Prime Minister Cameron had hired Coulson, a former News of the World editor, as his spin liar-in-chief, even after it became plain that he must have been implicated in illegal phone tapping. People are still asking Cameron why.

Then it came out that other papers too, Murdoch's competitors, had most likely used the illegal snooping methods for which the News of the World was being pilloried. The Mirror papers, and, it is rumoured, the very moral Daily Mail. Most likely others, too.

Then the focus shifted to corrupt relations between top police officers and the Murdoch press. It had caused scarcely a ripple in public life when, years ago, Rebekah Brooks admitted, before a Parliamentary Committee, that payments had been made to the police for information. Not so in the new climate. News of the World has closed down. Rebekah Brooks has been forced to resign, along with top police officers.

The Murdoch empire is being scrutinised in the USA in the light of the British revelations, and may yet be forcibly broken up.

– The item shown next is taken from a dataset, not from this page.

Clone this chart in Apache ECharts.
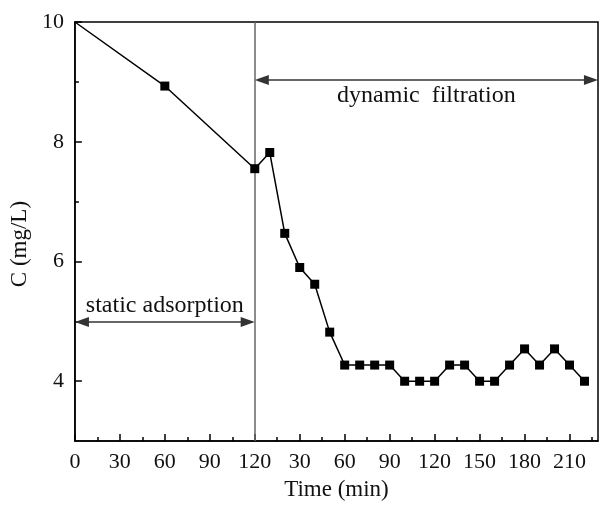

Ed Milliband, after two decades in which the Labour Party leadership had publicly licked Murdoch's boots, was emboldened to launch a frontal attack on the Murdoch empire. Not brave, and very late, but nonetheless welcome.

Those still clinging to the mountain rocks feel the dead weight of those who have fallen into the abyss pulling on them. Cameron may yet be dislodged. A Royal Commission has been set up to enquire into the press.

The truth is that sections of the British ruling class have long regretted, some of them publicly, letting “foreigners” get a stranglehold on the British media and on British public life. Privately, the politicians who bowed to Murdoch must have resented the relationship. This, some of them now think, is the time when it may be “practical politics” to do something about it.

The British press is so world-class-awful that there is plenty of scope for reform. Not any sort of revolution, but reform. One of the remarkable things in the public discussion is the paucity of root-and-branch criticism of the system that allows Murdoch, in Britain's plutocratic “democracy”, to control the opinion forming and opinion shaping media.

Even if they were all lily-white slaves to the letter of all the laws, such a situation would be an outrage against democracy. Most likely it will continue to be an outrage against democracy.

What we need is a publicly-owned press with airtight guarantees of the right of reply and correction. That, we will not get as a result of the present crisis.